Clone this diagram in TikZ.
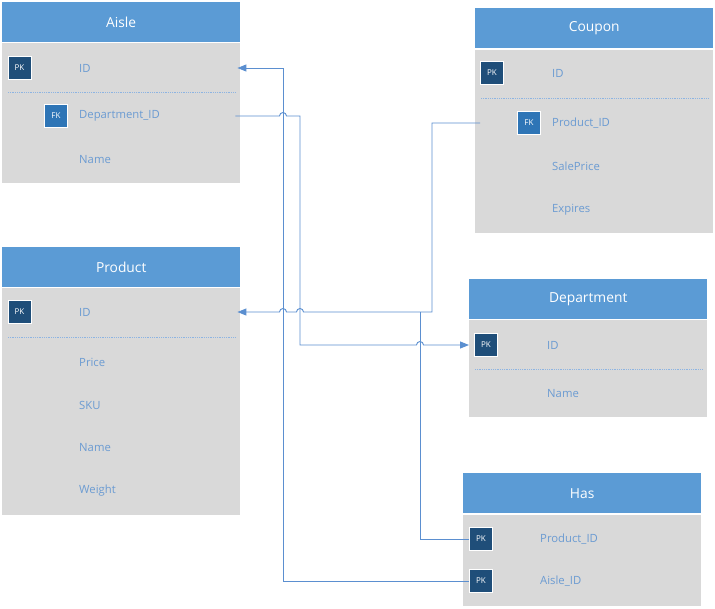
\documentclass[tikz,border=0pt]{standalone}
\usepackage{fontspec}
\setmainfont{Open Sans}
\usetikzlibrary{arrows.meta,calc}
\definecolor{hdrblue}{HTML}{5B9BD5}
\definecolor{bodygrey}{HTML}{D9D9D9}
\definecolor{pkblue}{HTML}{1F4E79}
\definecolor{fkblue}{HTML}{2E75B6}
\definecolor{fieldblue}{HTML}{6B9BD2}
\definecolor{sepblue}{HTML}{8DB4E2}
\definecolor{linkblue}{HTML}{5B8FD0}

\begin{document}
\begin{tikzpicture}[x=1pt,y=-1pt,
  hdr/.style={anchor=north west, fill=hdrblue, text=white, minimum width=238pt,
    minimum height=40pt, inner sep=0pt, font=\fontsize{13.8}{15}\selectfont},
  tblbody/.style={anchor=north west, fill=bodygrey, minimum width=238pt, inner sep=0pt},
  keybox/.style={minimum size=23pt, inner sep=0pt, draw=white, line width=1pt,
    text=white, font=\fontsize{8}{9}\selectfont},
  pkbox/.style={keybox, fill=pkblue},
  fkbox/.style={keybox, fill=fkblue},
  field/.style={anchor=west, inner sep=0pt, text=fieldblue, font=\fontsize{11.3}{12}\selectfont},
  sep/.style={sepblue, line width=0.8pt, dash pattern=on 1pt off 0.8pt},
  hdrline/.style={white, line width=1pt},
  link/.style={linkblue, line width=0.9pt},
  tip/.style={-{Triangle[length=9pt,width=7pt]}}
]
\useasboundingbox[fill=white] (0,0) rectangle (715,608);

% ---------- Aisle ----------
\node[tblbody, minimum height=141pt] (aisle-body) at (2,42) {};
\node[hdr] (aisle) at (2,2) {Aisle};
\draw[hdrline] (aisle-body.north west) -- (aisle-body.north east);
\node[pkbox] (aisle-pk) at (19.5,68) {PK};
\node[field] (aisle-id) at (79,68) {ID};
\draw[sep] (8,92) -- (235,92);
\node[fkbox] (aisle-fk) at (56,116) {FK};
\node[field] (aisle-dept) at (79,116) {Department\_ID};
\node[field] (aisle-name) at (79,160) {Name};

% ---------- Product ----------
\node[tblbody, minimum height=228pt] (product-body) at (2,287) {};
\node[hdr] (product) at (2,247) {Product};
\draw[hdrline] (product-body.north west) -- (product-body.north east);
\node[pkbox] (product-pk) at (19.5,312) {PK};
\node[field] (product-id) at (79,312) {ID};
\draw[sep] (8,337) -- (235,337);
\node[field] (product-price) at (79,362) {Price};
\node[field] (product-sku) at (79,405) {SKU};
\node[field] (product-name) at (79,448) {Name};
\node[field] (product-weight) at (79,491) {Weight};

% ---------- Coupon ----------
\node[tblbody, minimum height=184pt] (coupon-body) at (475,49) {};
\node[hdr] (coupon) at (475,8) {Coupon};
\draw[hdrline] (coupon-body.north west) -- (coupon-body.north east);
\node[pkbox] (coupon-pk) at (492,73) {PK};
\node[field] (coupon-id) at (552,73) {ID};
\draw[sep] (481,98) -- (708,98);
\node[fkbox] (coupon-fk) at (529,123) {FK};
\node[field] (coupon-prod) at (552,123) {Product\_ID};
\node[field] (coupon-price) at (552,166) {SalePrice};
\node[field] (coupon-exp) at (552,210) {Expires};

% ---------- Department ----------
\node[tblbody, minimum height=98pt] (dept-body) at (469,319) {};
\node[hdr] (dept) at (469,279) {Department};
\draw[hdrline] (dept-body.north west) -- (dept-body.north east);
\node[pkbox] (dept-pk) at (486,345) {PK};
\node[field] (dept-id) at (547,345) {ID};
\draw[sep] (475,369) -- (702,369);
\node[field] (dept-name) at (547,394) {Name};

% ---------- Has ----------
\node[tblbody, minimum height=92pt] (has-body) at (463,514) {};
\node[hdr] (has) at (463,473) {Has};
\draw[hdrline] (has-body.north west) -- (has-body.north east);
\node[pkbox] (has-prod-pk) at (481,539) {PK};
\node[field] (has-prod) at (540,539) {Product\_ID};
\node[pkbox] (has-aisle-pk) at (481,581) {PK};
\node[field] (has-aisle) at (540,581) {Aisle\_ID};

% ---------- connector end points ----------
\coordinate (aisle-id-in) at ($(aisle-body.east |- aisle-id)+(-3,0)$);
\coordinate (aisle-dept-out) at ($(aisle-body.east |- aisle-dept)+(-5,0)$);
\coordinate (product-id-in) at ($(product-body.east |- product-id)+(-3,0)$);
\coordinate (coupon-fk-out) at ($(coupon-body.west |- coupon-fk)+(5,0)$);
\coordinate (dept-id-in) at (dept-body.west |- dept-pk);

% ---------- relationships (with line hops) ----------
% Has.Aisle_ID -> Aisle.ID
\draw[link,tip] (has-aisle-pk.west) -- (283,581) -- (283,68) -- (aisle-id-in);
% Aisle.Department_ID -> Department.ID
\draw[link,tip] (aisle-dept-out) -- (279.5,116)
  arc[start angle=180, end angle=360, radius=3.5] -- (300,116) -- (300,345)
  -- (416.5,345) arc[start angle=180, end angle=360, radius=3.5] -- (dept-id-in);
% Coupon.Product_ID -> Product.ID
\draw[link,tip] (coupon-fk-out) -- (432,123) -- (432,312) -- (303.5,312)
  arc[start angle=0, end angle=-180, radius=3.5] -- (286.5,312)
  arc[start angle=0, end angle=-180, radius=3.5] -- (product-id-in);
% Has.Product_ID joins the Product.ID line
\draw[link] (has-prod-pk.west) -- (420,539) -- (420,312);
\end{tikzpicture}
\end{document}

+ + + +

* _SET TASK_
Write out the lines from the start of the material to the line with "(product-weight) at (79,491)", inclusive and exactly. Skip the pictures.

* _EXERCISE ANSWER_
Clone this diagram in TikZ.
\documentclass[tikz,border=0pt]{standalone}
\usepackage{fontspec}
\setmainfont{Open Sans}
\usetikzlibrary{arrows.meta,calc}
\definecolor{hdrblue}{HTML}{5B9BD5}
\definecolor{bodygrey}{HTML}{D9D9D9}
\definecolor{pkblue}{HTML}{1F4E79}
\definecolor{fkblue}{HTML}{2E75B6}
\definecolor{fieldblue}{HTML}{6B9BD2}
\definecolor{sepblue}{HTML}{8DB4E2}
\definecolor{linkblue}{HTML}{5B8FD0}

\begin{document}
\begin{tikzpicture}[x=1pt,y=-1pt,
  hdr/.style={anchor=north west, fill=hdrblue, text=white, minimum width=238pt,
    minimum height=40pt, inner sep=0pt, font=\fontsize{13.8}{15}\selectfont},
  tblbody/.style={anchor=north west, fill=bodygrey, minimum width=238pt, inner sep=0pt},
  keybox/.style={minimum size=23pt, inner sep=0pt, draw=white, line width=1pt,
    text=white, font=\fontsize{8}{9}\selectfont},
  pkbox/.style={keybox, fill=pkblue},
  fkbox/.style={keybox, fill=fkblue},
  field/.style={anchor=west, inner sep=0pt, text=fieldblue, font=\fontsize{11.3}{12}\selectfont},
  sep/.style={sepblue, line width=0.8pt, dash pattern=on 1pt off 0.8pt},
  hdrline/.style={white, line width=1pt},
  link/.style={linkblue, line width=0.9pt},
  tip/.style={-{Triangle[length=9pt,width=7pt]}}
]
\useasboundingbox[fill=white] (0,0) rectangle (715,608);

% ---------- Aisle ----------
\node[tblbody, minimum height=141pt] (aisle-body) at (2,42) {};
\node[hdr] (aisle) at (2,2) {Aisle};
\draw[hdrline] (aisle-body.north west) -- (aisle-body.north east);
\node[pkbox] (aisle-pk) at (19.5,68) {PK};
\node[field] (aisle-id) at (79,68) {ID};
\draw[sep] (8,92) -- (235,92);
\node[fkbox] (aisle-fk) at (56,116) {FK};
\node[field] (aisle-dept) at (79,116) {Department\_ID};
\node[field] (aisle-name) at (79,160) {Name};

% ---------- Product ----------
\node[tblbody, minimum height=228pt] (product-body) at (2,287) {};
\node[hdr] (product) at (2,247) {Product};
\draw[hdrline] (product-body.north west) -- (product-body.north east);
\node[pkbox] (product-pk) at (19.5,312) {PK};
\node[field] (product-id) at (79,312) {ID};
\draw[sep] (8,337) -- (235,337);
\node[field] (product-price) at (79,362) {Price};
\node[field] (product-sku) at (79,405) {SKU};
\node[field] (product-name) at (79,448) {Name};
\node[field] (product-weight) at (79,491) {Weight};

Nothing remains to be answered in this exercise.